Zack Greinke – 5 2/3 IP, 3 ER, 9 baserunners, 4 Ks, ERA at 3.61.  The game was Coors, so even the Stream-o-Nator was like, “Yo, homey, you sure you want some of this?  By the way, will you be my friend?”  Aw, the Stream-o-Nator is sad!

Mark Reynolds – 2-for-5, 2 runs and his 7th homer.  All brays to Mini Donkey!

Willson Contreras – 1-for-4 as he played 1st base.  Maddon said Contreras could start seeing time in the outfield too.  The Cubs can’t find him playing time?  Contreras mon frere!

Jon Lester – 7 IP, 2 ER, 8 baserunners, 7 Ks, ERA at 2.10.  Sung a’la LFO, “I like guys that know how to pitch, if I could have one wish, it would be to get rid of Chris…Archer.”  Sorry, that song has been stuck in my head.  Damn you, 90s on 9.

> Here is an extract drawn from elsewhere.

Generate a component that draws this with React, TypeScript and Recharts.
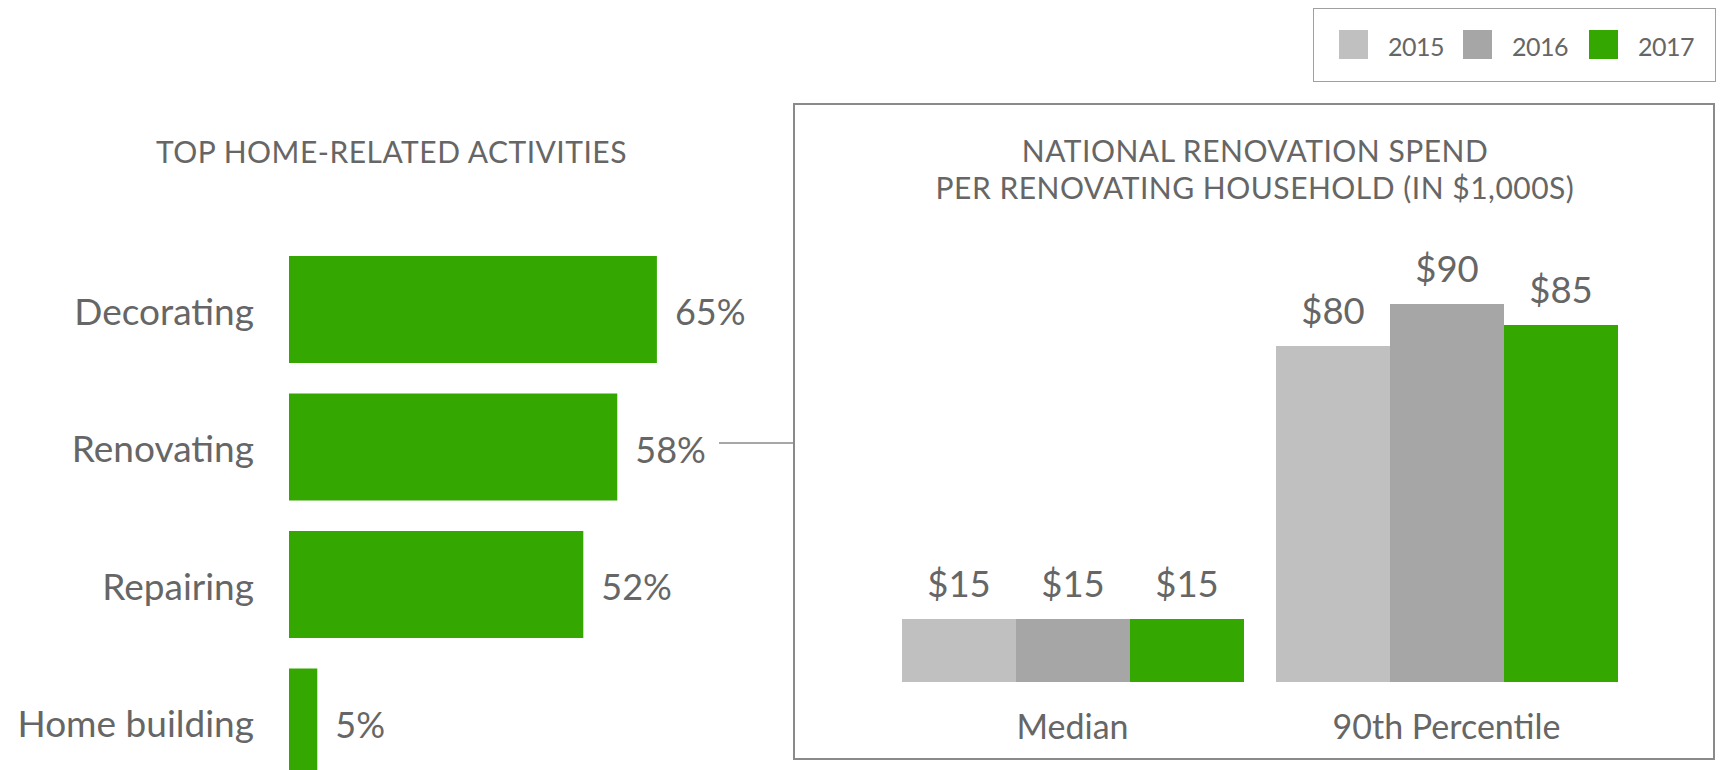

Giancarlo Stanton – 2-for-4, 2 runs, 2 RBIs and his 14th homer.  Here’s hoping StupiDon Mattingly doesn’t bench him again today.  He’s not a platoon player, you buffoon!

Marcell Ozuna – 1-for-4 and his 16th homer.  OZUNA learn from Bonds.  OZUNA wait for his pitch.  OZUNA mime taking number at deli counter when entering batter’s box.

Wei-Yin Chen – 7 IP, 2 ER, 5 baserunners, 7 Ks, ERA at 5.00.  Garbage, garbage, garbage, garbage times a trillion, then he faces the best team in baseball and throws a Quality Start. Sonavabench!

Derek Norris – 1-for-4, 3 RBIs and his 10th homer.  Facepalm.  Why did I drop Derek Norris again?  I’m having a game of catcher musical chairs where there’s twenty empty chairs and every time I sit down the chair collapses.

Matt Kemp – 1-for-5 and his 16th homer, hitting .267.  After the game, Kemp emailed video of his home run to Theo Epstein with the subject heading, “I Can Be A Bullpen Catcher.”

Adam Duvall – 2-for-4, 2 RBIs and his 21st homer, hitting .263.  Tied for the league in homers.  I’ll just let that wash over you.

Homer Bailey – Will begin a rehab assignment on Monday.  Always interested in news on him, because I love his choices.  Loved, loved, loved him in The Big Short.

Joey Votto – Missed yesterday’s game with the flu.  He’d make a good airplane.  Works better if you say it out loud.